■ Task objective ■
Set down the full listing exactly as given. Any pictures are to be left out.

■ Source excerpt ■

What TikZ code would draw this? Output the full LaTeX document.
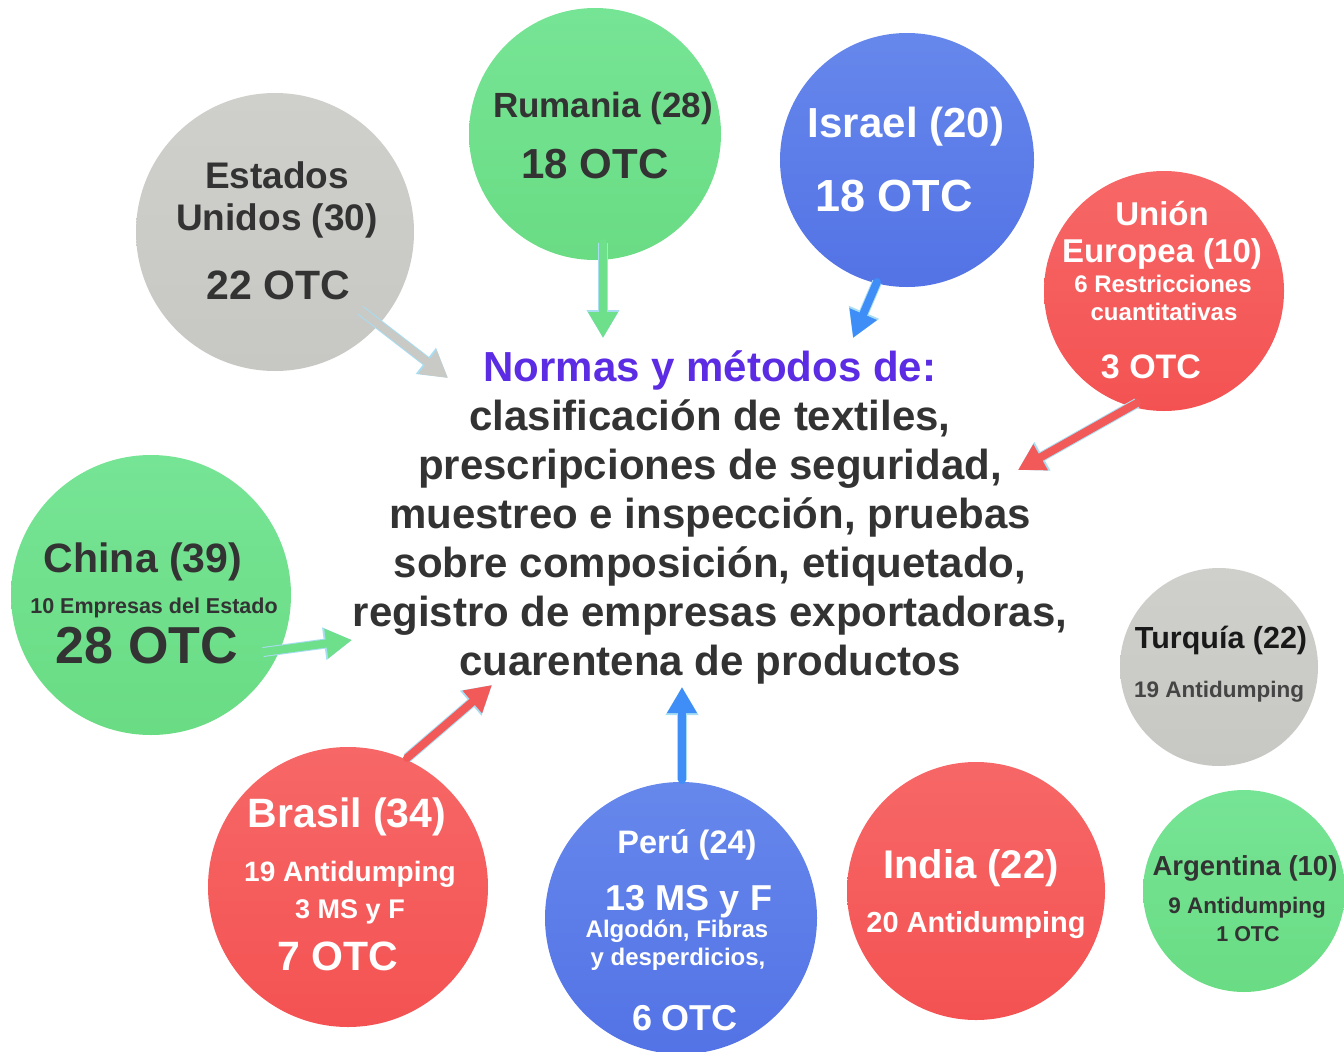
\documentclass[tikz,border=0pt]{standalone}
\usepackage{fontspec}
\setmainfont{Liberation Sans}
\usetikzlibrary{arrows.meta}

% Colours
\definecolor{verdeA}{HTML}{76E495}
\definecolor{verdeB}{HTML}{6ADC84}
\definecolor{grisA}{HTML}{CFCFCB}
\definecolor{grisB}{HTML}{C7C7C3}
\definecolor{azulA}{HTML}{6687EB}
\definecolor{azulB}{HTML}{5373E6}
\definecolor{rojoA}{HTML}{F76767}
\definecolor{rojoB}{HTML}{F45252}
\definecolor{oscuro}{HTML}{333333}
\definecolor{morado}{HTML}{5B2CE3}
\definecolor{halo}{HTML}{A8DDF2}
\definecolor{flechaAzul}{HTML}{3F8EF8}
\definecolor{flechaRoja}{HTML}{F25A5A}
\definecolor{flechaVerde}{HTML}{6EDF8A}
\definecolor{flechaGris}{HTML}{C9C9C5}

\newcommand\fsz[1]{\fontsize{#1}{#1}\selectfont\bfseries}

\begin{document}
\begin{tikzpicture}[x=1pt, y=-1pt,
  bubble/.style={circle, inner sep=0pt, draw=none},
  gris/.style={bubble, top color=grisA, bottom color=grisB},
  verde/.style={bubble, top color=verdeA, bottom color=verdeB},
  azul/.style={bubble, top color=azulA, bottom color=azulB},
  rojo/.style={bubble, top color=rojoA, bottom color=rojoB},
  lbl/.style={anchor=base, inner sep=0pt, text=oscuro},
  blanco/.style={anchor=base, inner sep=0pt, text=white},
  flecha/.style={line width=8pt, line cap=round,
    -{Triangle[length=26pt, width=28pt]},
    preaction={draw=halo, line width=10pt, -{Triangle[length=28pt, width=31pt]}}}]

\useasboundingbox (0,0) rectangle (1344,1052);

% Estados Unidos
\node[gris, minimum size=278] (eeuu) at (275,232) {};
\node[lbl, font=\fsz{37}] (eeuu-1) at (277,188) {Estados};
\node[lbl, font=\fsz{37}] (eeuu-2) at (277,230) {Unidos (30)};
\node[lbl, font=\fsz{41}] (eeuu-3) at (278,299) {22 OTC};

% Rumania
\node[verde, minimum size=252] (rumania) at (595,134) {};
\node[lbl, font=\fsz{35}] (rumania-1) at (603,117) {Rumania (28)};
\node[lbl, font=\fsz{42}] (rumania-2) at (595,178) {18 OTC};

% Israel
\node[azul, minimum size=254] (israel) at (907,160) {};
\node[blanco, font=\fsz{42}] (israel-1) at (906,137) {Israel (20)};
\node[blanco, font=\fsz{45}] (israel-2) at (894,211) {18 OTC};

% Union Europea
\node[rojo, minimum size=240] (ue) at (1164,291) {};
\node[blanco, font=\fsz{33}] (ue-1) at (1162,225) {Unión};
\node[blanco, font=\fsz{33}] (ue-2) at (1162,262) {Europea (10)};
\node[blanco, font=\fsz{24}] (ue-3) at (1163,292) {6 Restricciones};
\node[blanco, font=\fsz{24}] (ue-4) at (1164,320) {cuantitativas};
\node[blanco, font=\fsz{34}] (ue-5) at (1151,378) {3 OTC};

% China
\node[verde, minimum size=280] (china) at (151,595) {};
\node[lbl, font=\fsz{41}] (china-1) at (143,572) {China (39)};
\node[lbl, font=\fsz{21.5}] (china-2) at (154,613) {10 Empresas del Estado};
\node[lbl, font=\fsz{52}] (china-3) at (147,663) {28 OTC};

% Turquia
\node[gris, minimum size=198] (turquia) at (1219,667) {};
\node[lbl, text=black!90, font=\fsz{30.5}] (turquia-1) at (1221,648) {Turquía (22)};
\node[lbl, text=black!73, font=\fsz{22.5}] (turquia-2) at (1219,697) {19 Antidumping};

% Brasil
\node[rojo, minimum size=280] (brasil) at (348,887) {};
\node[blanco, font=\fsz{41}] (brasil-1) at (347,827) {Brasil (34)};
\node[blanco, font=\fsz{28}] (brasil-2) at (350,881) {19 Antidumping};
\node[blanco, font=\fsz{27}] (brasil-3) at (350,918) {3 MS y F};
\node[blanco, font=\fsz{41}] (brasil-4) at (338,970) {7 OTC};

% Peru
\node[azul, minimum size=272] (peru) at (681,918) {};
\node[blanco, font=\fsz{32.5}] (peru-1) at (687,853) {Perú (24)};
\node[blanco, font=\fsz{36}] (peru-2) at (689,910) {13 MS y F};
\node[blanco, font=\fsz{24}] (peru-3) at (677,937) {Algodón, Fibras};
\node[blanco, font=\fsz{24}] (peru-4) at (678,965) {y desperdicios,};
\node[blanco, font=\fsz{36}] (peru-5) at (685,1030) {6 OTC};

% India
\node[rojo, minimum size=258] (india) at (976,891) {};
\node[blanco, font=\fsz{40}] (india-1) at (971,878) {India (22)};
\node[blanco, font=\fsz{29}] (india-2) at (976,932) {20 Antidumping};

% Argentina
\node[verde, minimum size=202] (argentina) at (1244,891) {};
\node[lbl, font=\fsz{27.5}] (argentina-1) at (1245,875) {Argentina (10)};
\node[lbl, font=\fsz{22.5}] (argentina-2) at (1247,913) {9 Antidumping};
\node[lbl, font=\fsz{21.5}] (argentina-3) at (1248,941) {1 OTC};

% Central text (base = last line)
\node[lbl, align=center, font=\fontsize{42}{49}\selectfont\bfseries] (normas) at (710,675)
  {\textcolor{morado}{Normas y métodos de:}\\
   clasificación de textiles,\\
   prescripciones de seguridad,\\
   muestreo e inspección, pruebas\\
   sobre composición, etiquetado,\\
   registro de empresas exportadoras,\\
   cuarentena de productos};

% Arrow ends
\coordinate (eeuu-a) at (360,310);
\coordinate (eeuu-b) at (448,378);
\coordinate (rumania-a) at (603,243);
\coordinate (rumania-b) at (603,338);
\coordinate (israel-a) at (877,282);
\coordinate (israel-b) at (853,338);
\coordinate (ue-a) at (1137,403);
\coordinate (ue-b) at (1018,470);
\coordinate (china-a) at (263,652);
\coordinate (china-b) at (352,640);
\coordinate (brasil-a) at (407,758);
\coordinate (brasil-b) at (492,685);
\coordinate (peru-a) at (682,780);
\coordinate (peru-b) at (682,687);

% Arrows
\draw[flecha, flechaGris] (eeuu-a) -- (eeuu-b);
\draw[flecha, flechaVerde] (rumania-a) -- (rumania-b);
\draw[flecha, flechaAzul] (israel-a) -- (israel-b);
\draw[flecha, flechaRoja] (ue-a) -- (ue-b);
\draw[flecha, flechaVerde] (china-a) -- (china-b);
\draw[flecha, flechaRoja] (brasil-a) -- (brasil-b);
\draw[flecha, flechaAzul] (peru-a) -- (peru-b);

\end{tikzpicture}
\end{document}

■ The reply ■
What TikZ code would draw this? Output the full LaTeX document.
\documentclass[tikz,border=0pt]{standalone}
\usepackage{fontspec}
\setmainfont{Liberation Sans}
\usetikzlibrary{arrows.meta}

% Colours
\definecolor{verdeA}{HTML}{76E495}
\definecolor{verdeB}{HTML}{6ADC84}
\definecolor{grisA}{HTML}{CFCFCB}
\definecolor{grisB}{HTML}{C7C7C3}
\definecolor{azulA}{HTML}{6687EB}
\definecolor{azulB}{HTML}{5373E6}
\definecolor{rojoA}{HTML}{F76767}
\definecolor{rojoB}{HTML}{F45252}
\definecolor{oscuro}{HTML}{333333}
\definecolor{morado}{HTML}{5B2CE3}
\definecolor{halo}{HTML}{A8DDF2}
\definecolor{flechaAzul}{HTML}{3F8EF8}
\definecolor{flechaRoja}{HTML}{F25A5A}
\definecolor{flechaVerde}{HTML}{6EDF8A}
\definecolor{flechaGris}{HTML}{C9C9C5}

\newcommand\fsz[1]{\fontsize{#1}{#1}\selectfont\bfseries}

\begin{document}
\begin{tikzpicture}[x=1pt, y=-1pt,
  bubble/.style={circle, inner sep=0pt, draw=none},
  gris/.style={bubble, top color=grisA, bottom color=grisB},
  verde/.style={bubble, top color=verdeA, bottom color=verdeB},
  azul/.style={bubble, top color=azulA, bottom color=azulB},
  rojo/.style={bubble, top color=rojoA, bottom color=rojoB},
  lbl/.style={anchor=base, inner sep=0pt, text=oscuro},
  blanco/.style={anchor=base, inner sep=0pt, text=white},
  flecha/.style={line width=8pt, line cap=round,
    -{Triangle[length=26pt, width=28pt]},
    preaction={draw=halo, line width=10pt, -{Triangle[length=28pt, width=31pt]}}}]

\useasboundingbox (0,0) rectangle (1344,1052);

% Estados Unidos
\node[gris, minimum size=278] (eeuu) at (275,232) {};
\node[lbl, font=\fsz{37}] (eeuu-1) at (277,188) {Estados};
\node[lbl, font=\fsz{37}] (eeuu-2) at (277,230) {Unidos (30)};
\node[lbl, font=\fsz{41}] (eeuu-3) at (278,299) {22 OTC};

% Rumania
\node[verde, minimum size=252] (rumania) at (595,134) {};
\node[lbl, font=\fsz{35}] (rumania-1) at (603,117) {Rumania (28)};
\node[lbl, font=\fsz{42}] (rumania-2) at (595,178) {18 OTC};

% Israel
\node[azul, minimum size=254] (israel) at (907,160) {};
\node[blanco, font=\fsz{42}] (israel-1) at (906,137) {Israel (20)};
\node[blanco, font=\fsz{45}] (israel-2) at (894,211) {18 OTC};

% Union Europea
\node[rojo, minimum size=240] (ue) at (1164,291) {};
\node[blanco, font=\fsz{33}] (ue-1) at (1162,225) {Unión};
\node[blanco, font=\fsz{33}] (ue-2) at (1162,262) {Europea (10)};
\node[blanco, font=\fsz{24}] (ue-3) at (1163,292) {6 Restricciones};
\node[blanco, font=\fsz{24}] (ue-4) at (1164,320) {cuantitativas};
\node[blanco, font=\fsz{34}] (ue-5) at (1151,378) {3 OTC};

% China
\node[verde, minimum size=280] (china) at (151,595) {};
\node[lbl, font=\fsz{41}] (china-1) at (143,572) {China (39)};
\node[lbl, font=\fsz{21.5}] (china-2) at (154,613) {10 Empresas del Estado};
\node[lbl, font=\fsz{52}] (china-3) at (147,663) {28 OTC};

% Turquia
\node[gris, minimum size=198] (turquia) at (1219,667) {};
\node[lbl, text=black!90, font=\fsz{30.5}] (turquia-1) at (1221,648) {Turquía (22)};
\node[lbl, text=black!73, font=\fsz{22.5}] (turquia-2) at (1219,697) {19 Antidumping};

% Brasil
\node[rojo, minimum size=280] (brasil) at (348,887) {};
\node[blanco, font=\fsz{41}] (brasil-1) at (347,827) {Brasil (34)};
\node[blanco, font=\fsz{28}] (brasil-2) at (350,881) {19 Antidumping};
\node[blanco, font=\fsz{27}] (brasil-3) at (350,918) {3 MS y F};
\node[blanco, font=\fsz{41}] (brasil-4) at (338,970) {7 OTC};

% Peru
\node[azul, minimum size=272] (peru) at (681,918) {};
\node[blanco, font=\fsz{32.5}] (peru-1) at (687,853) {Perú (24)};
\node[blanco, font=\fsz{36}] (peru-2) at (689,910) {13 MS y F};
\node[blanco, font=\fsz{24}] (peru-3) at (677,937) {Algodón, Fibras};
\node[blanco, font=\fsz{24}] (peru-4) at (678,965) {y desperdicios,};
\node[blanco, font=\fsz{36}] (peru-5) at (685,1030) {6 OTC};

% India
\node[rojo, minimum size=258] (india) at (976,891) {};
\node[blanco, font=\fsz{40}] (india-1) at (971,878) {India (22)};
\node[blanco, font=\fsz{29}] (india-2) at (976,932) {20 Antidumping};

% Argentina
\node[verde, minimum size=202] (argentina) at (1244,891) {};
\node[lbl, font=\fsz{27.5}] (argentina-1) at (1245,875) {Argentina (10)};
\node[lbl, font=\fsz{22.5}] (argentina-2) at (1247,913) {9 Antidumping};
\node[lbl, font=\fsz{21.5}] (argentina-3) at (1248,941) {1 OTC};

% Central text (base = last line)
\node[lbl, align=center, font=\fontsize{42}{49}\selectfont\bfseries] (normas) at (710,675)
  {\textcolor{morado}{Normas y métodos de:}\\
   clasificación de textiles,\\
   prescripciones de seguridad,\\
   muestreo e inspección, pruebas\\
   sobre composición, etiquetado,\\
   registro de empresas exportadoras,\\
   cuarentena de productos};

% Arrow ends
\coordinate (eeuu-a) at (360,310);
\coordinate (eeuu-b) at (448,378);
\coordinate (rumania-a) at (603,243);
\coordinate (rumania-b) at (603,338);
\coordinate (israel-a) at (877,282);
\coordinate (israel-b) at (853,338);
\coordinate (ue-a) at (1137,403);
\coordinate (ue-b) at (1018,470);
\coordinate (china-a) at (263,652);
\coordinate (china-b) at (352,640);
\coordinate (brasil-a) at (407,758);
\coordinate (brasil-b) at (492,685);
\coordinate (peru-a) at (682,780);
\coordinate (peru-b) at (682,687);

% Arrows
\draw[flecha, flechaGris] (eeuu-a) -- (eeuu-b);
\draw[flecha, flechaVerde] (rumania-a) -- (rumania-b);
\draw[flecha, flechaAzul] (israel-a) -- (israel-b);
\draw[flecha, flechaRoja] (ue-a) -- (ue-b);
\draw[flecha, flechaVerde] (china-a) -- (china-b);
\draw[flecha, flechaRoja] (brasil-a) -- (brasil-b);
\draw[flecha, flechaAzul] (peru-a) -- (peru-b);

\end{tikzpicture}
\end{document}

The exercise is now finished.